--- EXERCISE DESCRIPTION ---
Write out every line of the material as it stands, apart from the pictures.

——————————

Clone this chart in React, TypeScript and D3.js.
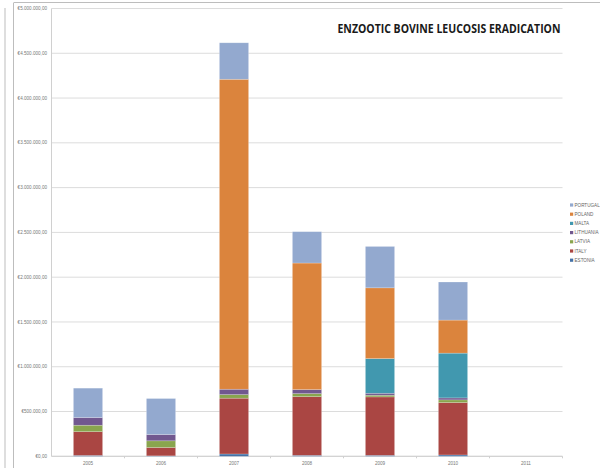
import React from "react";
import * as d3 from "d3";

const years = ["2005", "2006", "2007", "2008", "2009", "2010", "2011"];
const seriesNames = ["ESTONIA", "ITALY", "LATVIA", "LITHUANIA", "MALTA", "POLAND", "PORTUGAL"];
const estonia = [10000, 5000, 26000, 11000, 11000, 15000, 0];
const italy = [265000, 93000, 623000, 655000, 652000, 585000, 0];
const latvia = [72000, 75000, 40000, 34000, 19000, 30000, 0];
const lithuania = [85000, 70000, 60000, 45000, 22000, 22000, 0];
const malta = [0, 0, 0, 0, 387000, 500000, 0];
const poland = [0, 0, 3461000, 1413000, 790000, 369000, 0];
const portugal = [329000, 402000, 407000, 350000, 462000, 425000, 0];
const colors = ["#4572A7", "#AA4643", "#89A54E", "#71588F", "#4198AF", "#DB843D", "#93A9CF"];
const yTicks = [0, 500000, 1000000, 1500000, 2000000, 2500000, 3000000, 3500000, 4000000, 4500000, 5000000];
const title = "ENZOOTIC BOVINE LEUCOSIS ERADICATION";

const fmt = (v: number) => {
  const s = d3.format(",")(v).replace(/,/g, ".");
  return "€" + s + ",00";
};

export default function App() {
  const W = 600, H = 468;
  const left = 51.5, right = 562.5, top = 8.5, bottom = 456.3;
  const x = d3.scaleBand().domain(years).range([left, right]).paddingInner(0.6).paddingOuter(0.3);
  const y = d3.scaleLinear().domain([0, 5000000]).range([bottom, top]);
  const band = d3.scaleBand().domain(years).range([left, right]);
  const data = years.map((yr, i) => {
    const o: any = { year: yr };
    o.ESTONIA = estonia[i]; o.ITALY = italy[i]; o.LATVIA = latvia[i]; o.LITHUANIA = lithuania[i];
    o.MALTA = malta[i]; o.POLAND = poland[i]; o.PORTUGAL = portugal[i];
    return o;
  });
  const stacked = d3.stack().keys(seriesNames)(data);
  const legendOrder = [...seriesNames].reverse();
  return (
    <svg width={W} height={H} style={{ position: "absolute", left: 0, top: 0, background: "#fff" }}>
      <rect x={0} y={0} width={W} height={H} fill="#fff" />
      <line x1={5} y1={8} x2={5} y2={H} stroke="#bdbdbd" strokeWidth={1} />
      <line x1={13.5} y1={3} x2={13.5} y2={H} stroke="#bdbdbd" strokeWidth={1} />
      <line x1={13.5} y1={2.5} x2={W} y2={2.5} stroke="#bdbdbd" strokeWidth={1} />
      {yTicks.map((t) => (
        <g key={t}>
          <line x1={left} x2={right} y1={y(t)} y2={y(t)} stroke="#dcdcdc" strokeWidth={1} />
          <text x={47} y={y(t)} dy="0.35em" textAnchor="end" fontSize={4.6} fill="#777" fontFamily="Liberation Sans, Arial, sans-serif">
            {fmt(t)}
          </text>
        </g>
      ))}
      <line x1={left} x2={left} y1={top} y2={bottom} stroke="#d0d0d0" strokeWidth={1} />
      <line x1={left} x2={right} y1={bottom} y2={bottom} stroke="#cfcfcf" strokeWidth={1} />
      {years.map((yr, i) => (
        <line key={"t" + yr} x1={(band(yr) as number) + band.bandwidth()} x2={(band(yr) as number) + band.bandwidth()} y1={bottom} y2={bottom + 2} stroke="#cfcfcf" />
      ))}
      {years.map((yr) => (
        <text key={"l" + yr} x={(band(yr) as number) + band.bandwidth() / 2} y={465} textAnchor="middle" fontSize={4.6} fill="#777" fontFamily="Liberation Sans, Arial, sans-serif">
          {yr}
        </text>
      ))}
      {stacked.map((s, si) => (
        <g key={s.key} fill={colors[si]}>
          {s.map((d: any, i: number) => {
            const h = y(d[0]) - y(d[1]);
            if (h <= 0) return null;
            return (
              <rect key={i} x={x(years[i])} y={y(d[1])} width={x.bandwidth()} height={h} stroke="#ffffff" strokeOpacity={0.35} strokeWidth={0.6} />
            );
          })}
        </g>
      ))}
      {legendOrder.map((name, i) => {
        const ci = seriesNames.indexOf(name);
        const ly = 205 + i * 9.2;
        return (
          <g key={name}>
            <rect x={570} y={ly - 1.6} width={3.2} height={3.2} fill={colors[ci]} />
            <text x={574.5} y={ly} dy="0.35em" fontSize={4.6} fill="#666" fontFamily="Liberation Sans, Arial, sans-serif">
              {name}
            </text>
          </g>
        );
      })}
      <text x={337.5} y={33} fontSize={11.5} fontWeight="bold" fill="#1a1a1a" fontFamily="Open Sans, Liberation Sans, sans-serif" textLength={223} lengthAdjust="spacingAndGlyphs">
        {title}
      </text>
    </svg>
  );
}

——————————

--- THE COMPLETED TASK ---
Clone this chart in React, TypeScript and D3.js.
import React from "react";
import * as d3 from "d3";

const years = ["2005", "2006", "2007", "2008", "2009", "2010", "2011"];
const seriesNames = ["ESTONIA", "ITALY", "LATVIA", "LITHUANIA", "MALTA", "POLAND", "PORTUGAL"];
const estonia = [10000, 5000, 26000, 11000, 11000, 15000, 0];
const italy = [265000, 93000, 623000, 655000, 652000, 585000, 0];
const latvia = [72000, 75000, 40000, 34000, 19000, 30000, 0];
const lithuania = [85000, 70000, 60000, 45000, 22000, 22000, 0];
const malta = [0, 0, 0, 0, 387000, 500000, 0];
const poland = [0, 0, 3461000, 1413000, 790000, 369000, 0];
const portugal = [329000, 402000, 407000, 350000, 462000, 425000, 0];
const colors = ["#4572A7", "#AA4643", "#89A54E", "#71588F", "#4198AF", "#DB843D", "#93A9CF"];
const yTicks = [0, 500000, 1000000, 1500000, 2000000, 2500000, 3000000, 3500000, 4000000, 4500000, 5000000];
const title = "ENZOOTIC BOVINE LEUCOSIS ERADICATION";

const fmt = (v: number) => {
  const s = d3.format(",")(v).replace(/,/g, ".");
  return "€" + s + ",00";
};

export default function App() {
  const W = 600, H = 468;
  const left = 51.5, right = 562.5, top = 8.5, bottom = 456.3;
  const x = d3.scaleBand().domain(years).range([left, right]).paddingInner(0.6).paddingOuter(0.3);
  const y = d3.scaleLinear().domain([0, 5000000]).range([bottom, top]);
  const band = d3.scaleBand().domain(years).range([left, right]);
  const data = years.map((yr, i) => {
    const o: any = { year: yr };
    o.ESTONIA = estonia[i]; o.ITALY = italy[i]; o.LATVIA = latvia[i]; o.LITHUANIA = lithuania[i];
    o.MALTA = malta[i]; o.POLAND = poland[i]; o.PORTUGAL = portugal[i];
    return o;
  });
  const stacked = d3.stack().keys(seriesNames)(data);
  const legendOrder = [...seriesNames].reverse();
  return (
    <svg width={W} height={H} style={{ position: "absolute", left: 0, top: 0, background: "#fff" }}>
      <rect x={0} y={0} width={W} height={H} fill="#fff" />
      <line x1={5} y1={8} x2={5} y2={H} stroke="#bdbdbd" strokeWidth={1} />
      <line x1={13.5} y1={3} x2={13.5} y2={H} stroke="#bdbdbd" strokeWidth={1} />
      <line x1={13.5} y1={2.5} x2={W} y2={2.5} stroke="#bdbdbd" strokeWidth={1} />
      {yTicks.map((t) => (
        <g key={t}>
          <line x1={left} x2={right} y1={y(t)} y2={y(t)} stroke="#dcdcdc" strokeWidth={1} />
          <text x={47} y={y(t)} dy="0.35em" textAnchor="end" fontSize={4.6} fill="#777" fontFamily="Liberation Sans, Arial, sans-serif">
            {fmt(t)}
          </text>
        </g>
      ))}
      <line x1={left} x2={left} y1={top} y2={bottom} stroke="#d0d0d0" strokeWidth={1} />
      <line x1={left} x2={right} y1={bottom} y2={bottom} stroke="#cfcfcf" strokeWidth={1} />
      {years.map((yr, i) => (
        <line key={"t" + yr} x1={(band(yr) as number) + band.bandwidth()} x2={(band(yr) as number) + band.bandwidth()} y1={bottom} y2={bottom + 2} stroke="#cfcfcf" />
      ))}
      {years.map((yr) => (
        <text key={"l" + yr} x={(band(yr) as number) + band.bandwidth() / 2} y={465} textAnchor="middle" fontSize={4.6} fill="#777" fontFamily="Liberation Sans, Arial, sans-serif">
          {yr}
        </text>
      ))}
      {stacked.map((s, si) => (
        <g key={s.key} fill={colors[si]}>
          {s.map((d: any, i: number) => {
            const h = y(d[0]) - y(d[1]);
            if (h <= 0) return null;
            return (
              <rect key={i} x={x(years[i])} y={y(d[1])} width={x.bandwidth()} height={h} stroke="#ffffff" strokeOpacity={0.35} strokeWidth={0.6} />
            );
          })}
        </g>
      ))}
      {legendOrder.map((name, i) => {
        const ci = seriesNames.indexOf(name);
        const ly = 205 + i * 9.2;
        return (
          <g key={name}>
            <rect x={570} y={ly - 1.6} width={3.2} height={3.2} fill={colors[ci]} />
            <text x={574.5} y={ly} dy="0.35em" fontSize={4.6} fill="#666" fontFamily="Liberation Sans, Arial, sans-serif">
              {name}
            </text>
          </g>
        );
      })}
      <text x={337.5} y={33} fontSize={11.5} fontWeight="bold" fill="#1a1a1a" fontFamily="Open Sans, Liberation Sans, sans-serif" textLength={223} lengthAdjust="spacingAndGlyphs">
        {title}
      </text>
    </svg>
  );
}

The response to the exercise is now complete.